Прослушав Сноу, Севка заметил с огорчением:
— Все же у меня еще плохое произношение…
И опять, как это часто было в последнее время, Леокадия подивилась: «Как же ты вырос, мой Сев- Сев!»
— Борщ! — вскрикнула она и побежала на кухню.
Нет, ничего — вовремя подоспела.
Мамины ходики на кухонной стенке показывали без двадцати час. Ого! Пора и спать… В интернате надо быть к подъему, к семи…
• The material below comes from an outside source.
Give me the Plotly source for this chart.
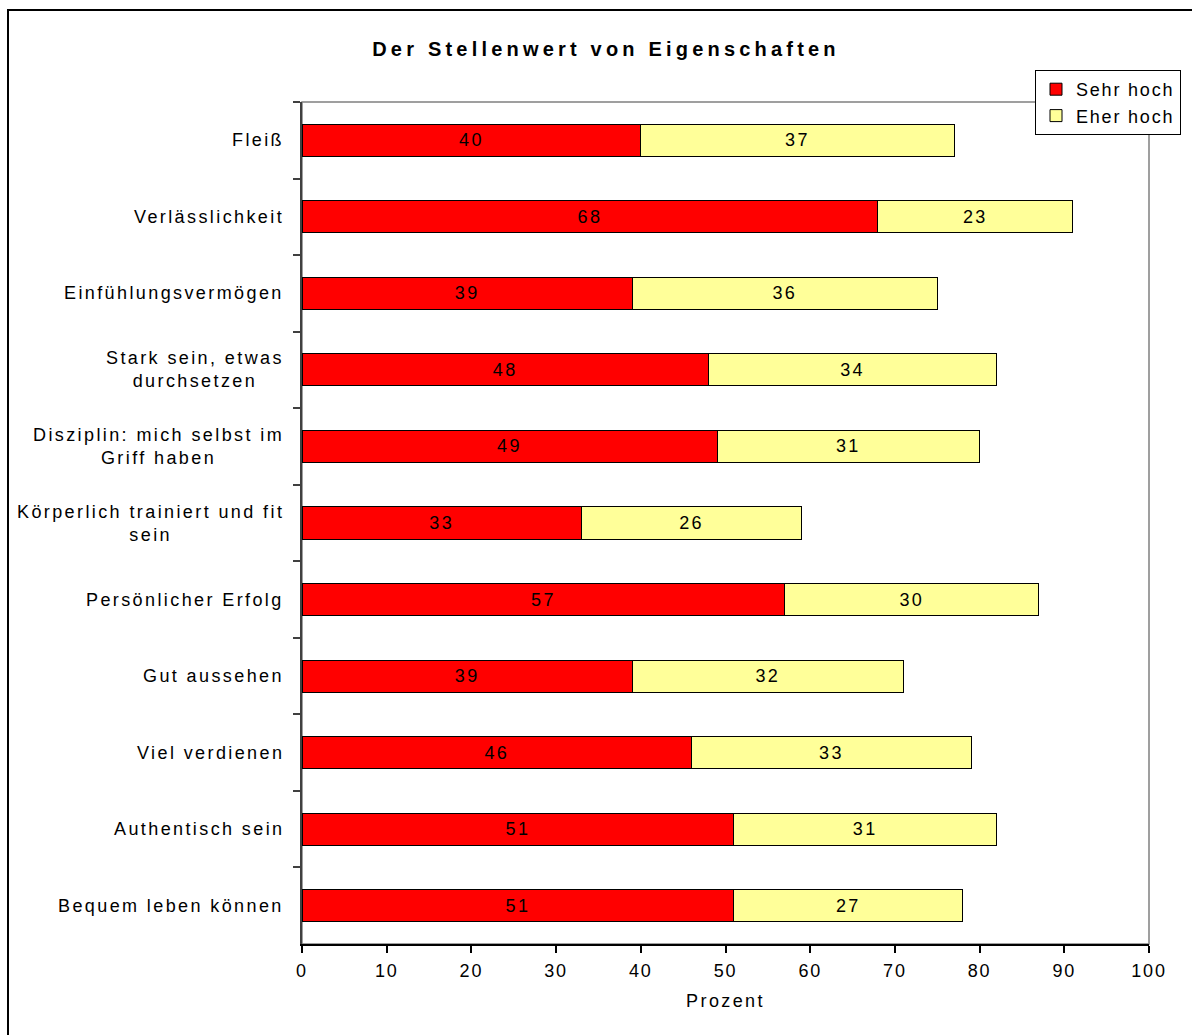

После того как Анатолий Иржанов за участие в афере с незаконно фабрикуемыми художественными открытками попал в тюрьму, а потом — в колонию на Крайнем Севере, он многое пережил и передумал.
Работа на руднике по добыче олова была трудной, особенно для него, человека, прежде почти не знавшего физического труда.
Ему пришлось быть крепильщиком, пришлось бурить, и в конце концов он втянулся, физически окреп и работал не хуже других, даже, пожалуй, лучше многих. Иржанов получил право передвижения без конвоя и пропуск — в определенные часы выходить за пределы зоны. Вот тогда-то он смог внимательнее оглядеться и оценить своеобразную красоту этого края.
Часами стоял он на высоком гористом мысу, уходящем в море, и смотрел на глыбы плавучих льдов с вытянутыми языками, на свинцовые воды пролива.